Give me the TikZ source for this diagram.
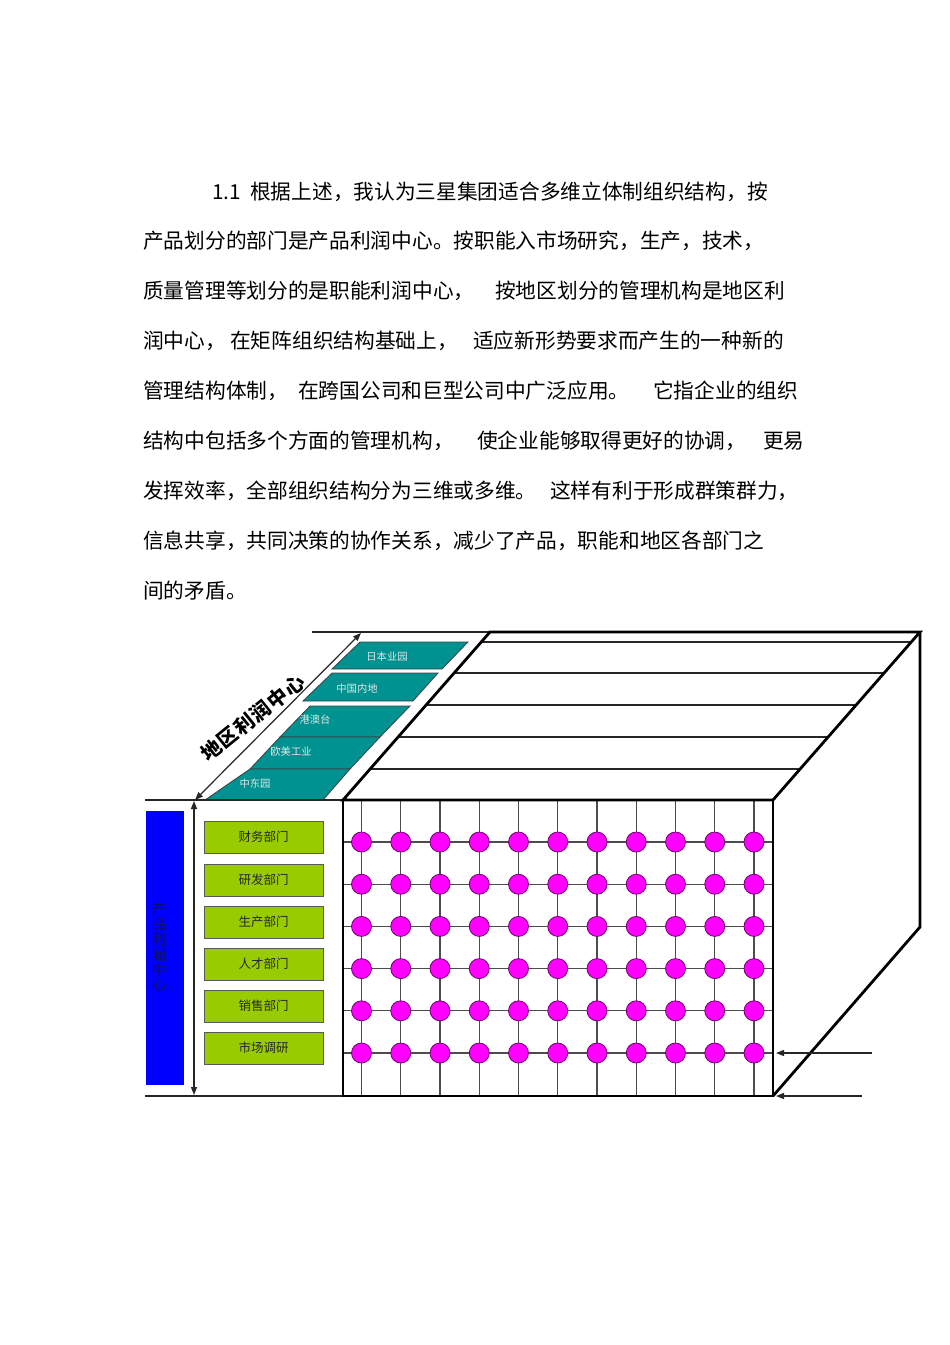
\documentclass[tikz,border=0pt]{standalone}
\usepackage{fontspec}
\newfontfamily\cjk{Noto Sans CJK SC}
\usetikzlibrary{arrows.meta}
\definecolor{tealc}{RGB}{0,145,145}
\definecolor{greenc}{RGB}{153,204,0}
\definecolor{magc}{RGB}{255,0,255}
\definecolor{navyc}{RGB}{15,15,100}
\definecolor{dotedge}{RGB}{110,0,110}
\begin{document}
\begin{tikzpicture}[x=1pt,y=-1pt,
 para/.style={anchor=base west, inner sep=0pt, font=\cjk\fontsize{20.7}{24}\selectfont},
 thinln/.style={line width=1.2pt, black!85},
 gridln/.style={line width=1.3pt, black!70},
 thickln/.style={line width=2.8pt, black, line join=miter},
 region/.style={fill=tealc, draw=black!75, line width=0.8pt},
 regtext/.style={font=\cjk\fontsize{10.3}{12}\selectfont, text=white!90!black, inner sep=0pt},
 dept/.style={fill=greenc, draw=black!65, line width=0.9pt, minimum width=119pt, minimum height=32pt, inner sep=0pt, font=\cjk\fontsize{12.5}{14}\selectfont, text=black!85},
 dot/.style={circle, fill=magc, draw=dotedge, line width=0.8pt, minimum size=20pt, inner sep=0pt},
 tip/.style={-{Triangle[length=8pt,width=6pt]}},
 dtip/.style={{Triangle[length=8pt,width=6pt]}-{Triangle[length=8pt,width=6pt]}},
 dqchar/.style={font=\cjk\bfseries\fontsize{20}{22}\selectfont, rotate=39, inner sep=0pt},
]
\useasboundingbox (0,0) rectangle (950,1345);

% ---------- paragraph ----------
\node[para] (p1a) at (212,199.7) {1.1};
\node[para] (p1b) at (250,199.7) {根据上述，我认为三星集团适合多维立体制组织结构，按};
\node[para] (p2) at (143,248.7) {产品划分的部门是产品利润中心。按职能入市场研究，生产，技术，};
\node[para] (p3a) at (143,298.7) {质量管理等划分的是职能利润中心，};
\node[para] (p3b) at (495,298.7) {按地区划分的管理机构是地区利};
\node[para] (p4a) at (143,348.7) {润中心，};
\node[para] (p4b) at (230,348.7) {在矩阵组织结构基础上，};
\node[para] (p4c) at (473,348.7) {适应新形势要求而产生的一种新的};
\node[para] (p5a) at (143,398.7) {管理结构体制，};
\node[para] (p5b) at (298,398.7) {在跨国公司和巨型公司中广泛应用。};
\node[para] (p5c) at (653,398.7) {它指企业的组织};
\node[para] (p6a) at (143,448.7) {结构中包括多个方面的管理机构，};
\node[para] (p6b) at (477,448.7) {使企业能够取得更好的协调，};
\node[para] (p6c) at (763,448.7) {更易};
\node[para] (p7a) at (143,498.7) {发挥效率，全部组织结构分为三维或多维。};
\node[para] (p7b) at (550,498.7) {这样有利于形成群策群力，};
\node[para] (p8) at (143,548.7) {信息共享，共同决策的协作关系，减少了产品，职能和地区各部门之};
\node[para] (p9) at (143,598.7) {间的矛盾。};

% ---------- box corners ----------
\coordinate (tl0) at (312,632);
\coordinate (bTL) at (490,632);
\coordinate (bTR) at (920,632);
\coordinate (fTL) at (343,800);
\coordinate (fTR) at (773,800);
\coordinate (fBL) at (343,1096);
\coordinate (fBR) at (773,1096);
\coordinate (bMR) at (920,927);

% top face thin lines
\foreach \yy in {642,673,705,737,769}
  \draw[thinln] ({490-0.875*(\yy-632)},\yy) -- ({920-0.875*(\yy-632)},\yy);
\draw[thinln] (tl0) -- (bTL);

% teal regions
\draw[region] (360,642) -- (468,642) -- (442,669) -- (332,669) -- cycle;
\draw[region] (332,673) -- (438,673) -- (413,701) -- (303,701) -- cycle;
\draw[region] (310,706) -- (410,706) -- (380,737) -- (280,737) -- cycle;
\draw[region] (280,737) -- (380,737) -- (350,769) -- (250,769) -- cycle;
\draw[region] (250,769) -- (350,769) -- (323,800) -- (205,800) -- cycle;
\node[regtext] (r1) at (387,657) {日本业园};
\node[regtext] (r2) at (357,689) {中国内地};
\node[regtext] (r3) at (315,720) {港澳台};
\node[regtext] (r4) at (291,752) {欧美工业};
\node[regtext] (r5) at (255,784) {中东园};

% left lines and arrows
\coordinate (lt) at (145,800);
\coordinate (lb) at (145,1096);
\draw[thinln] (lt) -- (fTL);
\draw[thinln] (lb) -- (fBL);
\coordinate (va1) at (194,801);
\coordinate (va2) at (194,1095);
\draw[thinln, dtip] (va1) -- (va2);
\coordinate (da1) at (195,800);
\coordinate (da2) at (361,633);
\draw[thinln, dtip] (da1) -- (da2);
\foreach \ch [count=\k from 0] in {地,区,利,润,中,心}
  \node[dqchar] (dq\k) at ({211+16.6*\k},{750-12.9*\k}) {\ch};

% blue bar
\node[fill=blue, minimum width=38pt, minimum height=274pt, inner sep=0pt] (bar) at (165,948) {};
\node[font=\cjk\fontsize{14}{15.2}\selectfont, text=navyc, align=center, inner sep=0pt] (barlbl) at (159,947) {产\\品\\利\\润\\中\\心};

% departments
\node[dept] (g1) at (263.5,837) {财务部门};
\node[dept] (g2) at (263.5,880) {研发部门};
\node[dept] (g3) at (263.5,922) {生产部门};
\node[dept] (g4) at (263.5,964) {人才部门};
\node[dept] (g5) at (263.5,1006) {销售部门};
\node[dept] (g6) at (263.5,1048) {市场调研};

% grid
\foreach \i in {0,...,10}
  \draw[gridln] ({361.5+39.25*\i},800) -- ({361.5+39.25*\i},1096);
\foreach \j in {0,...,5}
  \draw[gridln] (343,{842+42.2*\j}) -- (773,{842+42.2*\j});
\foreach \i in {0,...,10}
  \foreach \j in {0,...,5}
    \node[dot] (d-\i-\j) at ({361.5+39.25*\i},{842+42.2*\j}) {};

% thick box outline
\draw[thickln] (bTL) -- (bTR) -- (fTR) -- (fTL) -- cycle;
\draw[thickln] (fTL) rectangle (fBR);
\draw[thickln] (bTR) -- (bMR) -- (fBR);

% right arrows
\coordinate (ra1) at (872,1053);
\coordinate (ra2) at (776,1053);
\coordinate (rb1) at (862,1096);
\coordinate (rb2) at (776,1096);
\draw[thinln, tip] (ra1) -- (ra2);
\draw[thinln, tip] (rb1) -- (rb2);
\end{tikzpicture}
\end{document}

▬▬▬▬▬▬▬▬▬▬

◆ What the exercise asks:
Take the listing above and print it exactly, apart from the pictures.

◆ Exercise output:
Give me the TikZ source for this diagram.
\documentclass[tikz,border=0pt]{standalone}
\usepackage{fontspec}
\newfontfamily\cjk{Noto Sans CJK SC}
\usetikzlibrary{arrows.meta}
\definecolor{tealc}{RGB}{0,145,145}
\definecolor{greenc}{RGB}{153,204,0}
\definecolor{magc}{RGB}{255,0,255}
\definecolor{navyc}{RGB}{15,15,100}
\definecolor{dotedge}{RGB}{110,0,110}
\begin{document}
\begin{tikzpicture}[x=1pt,y=-1pt,
 para/.style={anchor=base west, inner sep=0pt, font=\cjk\fontsize{20.7}{24}\selectfont},
 thinln/.style={line width=1.2pt, black!85},
 gridln/.style={line width=1.3pt, black!70},
 thickln/.style={line width=2.8pt, black, line join=miter},
 region/.style={fill=tealc, draw=black!75, line width=0.8pt},
 regtext/.style={font=\cjk\fontsize{10.3}{12}\selectfont, text=white!90!black, inner sep=0pt},
 dept/.style={fill=greenc, draw=black!65, line width=0.9pt, minimum width=119pt, minimum height=32pt, inner sep=0pt, font=\cjk\fontsize{12.5}{14}\selectfont, text=black!85},
 dot/.style={circle, fill=magc, draw=dotedge, line width=0.8pt, minimum size=20pt, inner sep=0pt},
 tip/.style={-{Triangle[length=8pt,width=6pt]}},
 dtip/.style={{Triangle[length=8pt,width=6pt]}-{Triangle[length=8pt,width=6pt]}},
 dqchar/.style={font=\cjk\bfseries\fontsize{20}{22}\selectfont, rotate=39, inner sep=0pt},
]
\useasboundingbox (0,0) rectangle (950,1345);

% ---------- paragraph ----------
\node[para] (p1a) at (212,199.7) {1.1};
\node[para] (p1b) at (250,199.7) {根据上述，我认为三星集团适合多维立体制组织结构，按};
\node[para] (p2) at (143,248.7) {产品划分的部门是产品利润中心。按职能入市场研究，生产，技术，};
\node[para] (p3a) at (143,298.7) {质量管理等划分的是职能利润中心，};
\node[para] (p3b) at (495,298.7) {按地区划分的管理机构是地区利};
\node[para] (p4a) at (143,348.7) {润中心，};
\node[para] (p4b) at (230,348.7) {在矩阵组织结构基础上，};
\node[para] (p4c) at (473,348.7) {适应新形势要求而产生的一种新的};
\node[para] (p5a) at (143,398.7) {管理结构体制，};
\node[para] (p5b) at (298,398.7) {在跨国公司和巨型公司中广泛应用。};
\node[para] (p5c) at (653,398.7) {它指企业的组织};
\node[para] (p6a) at (143,448.7) {结构中包括多个方面的管理机构，};
\node[para] (p6b) at (477,448.7) {使企业能够取得更好的协调，};
\node[para] (p6c) at (763,448.7) {更易};
\node[para] (p7a) at (143,498.7) {发挥效率，全部组织结构分为三维或多维。};
\node[para] (p7b) at (550,498.7) {这样有利于形成群策群力，};
\node[para] (p8) at (143,548.7) {信息共享，共同决策的协作关系，减少了产品，职能和地区各部门之};
\node[para] (p9) at (143,598.7) {间的矛盾。};

% ---------- box corners ----------
\coordinate (tl0) at (312,632);
\coordinate (bTL) at (490,632);
\coordinate (bTR) at (920,632);
\coordinate (fTL) at (343,800);
\coordinate (fTR) at (773,800);
\coordinate (fBL) at (343,1096);
\coordinate (fBR) at (773,1096);
\coordinate (bMR) at (920,927);

% top face thin lines
\foreach \yy in {642,673,705,737,769}
  \draw[thinln] ({490-0.875*(\yy-632)},\yy) -- ({920-0.875*(\yy-632)},\yy);
\draw[thinln] (tl0) -- (bTL);

% teal regions
\draw[region] (360,642) -- (468,642) -- (442,669) -- (332,669) -- cycle;
\draw[region] (332,673) -- (438,673) -- (413,701) -- (303,701) -- cycle;
\draw[region] (310,706) -- (410,706) -- (380,737) -- (280,737) -- cycle;
\draw[region] (280,737) -- (380,737) -- (350,769) -- (250,769) -- cycle;
\draw[region] (250,769) -- (350,769) -- (323,800) -- (205,800) -- cycle;
\node[regtext] (r1) at (387,657) {日本业园};
\node[regtext] (r2) at (357,689) {中国内地};
\node[regtext] (r3) at (315,720) {港澳台};
\node[regtext] (r4) at (291,752) {欧美工业};
\node[regtext] (r5) at (255,784) {中东园};

% left lines and arrows
\coordinate (lt) at (145,800);
\coordinate (lb) at (145,1096);
\draw[thinln] (lt) -- (fTL);
\draw[thinln] (lb) -- (fBL);
\coordinate (va1) at (194,801);
\coordinate (va2) at (194,1095);
\draw[thinln, dtip] (va1) -- (va2);
\coordinate (da1) at (195,800);
\coordinate (da2) at (361,633);
\draw[thinln, dtip] (da1) -- (da2);
\foreach \ch [count=\k from 0] in {地,区,利,润,中,心}
  \node[dqchar] (dq\k) at ({211+16.6*\k},{750-12.9*\k}) {\ch};

% blue bar
\node[fill=blue, minimum width=38pt, minimum height=274pt, inner sep=0pt] (bar) at (165,948) {};
\node[font=\cjk\fontsize{14}{15.2}\selectfont, text=navyc, align=center, inner sep=0pt] (barlbl) at (159,947) {产\\品\\利\\润\\中\\心};

% departments
\node[dept] (g1) at (263.5,837) {财务部门};
\node[dept] (g2) at (263.5,880) {研发部门};
\node[dept] (g3) at (263.5,922) {生产部门};
\node[dept] (g4) at (263.5,964) {人才部门};
\node[dept] (g5) at (263.5,1006) {销售部门};
\node[dept] (g6) at (263.5,1048) {市场调研};

% grid
\foreach \i in {0,...,10}
  \draw[gridln] ({361.5+39.25*\i},800) -- ({361.5+39.25*\i},1096);
\foreach \j in {0,...,5}
  \draw[gridln] (343,{842+42.2*\j}) -- (773,{842+42.2*\j});
\foreach \i in {0,...,10}
  \foreach \j in {0,...,5}
    \node[dot] (d-\i-\j) at ({361.5+39.25*\i},{842+42.2*\j}) {};

% thick box outline
\draw[thickln] (bTL) -- (bTR) -- (fTR) -- (fTL) -- cycle;
\draw[thickln] (fTL) rectangle (fBR);
\draw[thickln] (bTR) -- (bMR) -- (fBR);

% right arrows
\coordinate (ra1) at (872,1053);
\coordinate (ra2) at (776,1053);
\coordinate (rb1) at (862,1096);
\coordinate (rb2) at (776,1096);
\draw[thinln, tip] (ra1) -- (ra2);
\draw[thinln, tip] (rb1) -- (rb2);
\end{tikzpicture}
\end{document}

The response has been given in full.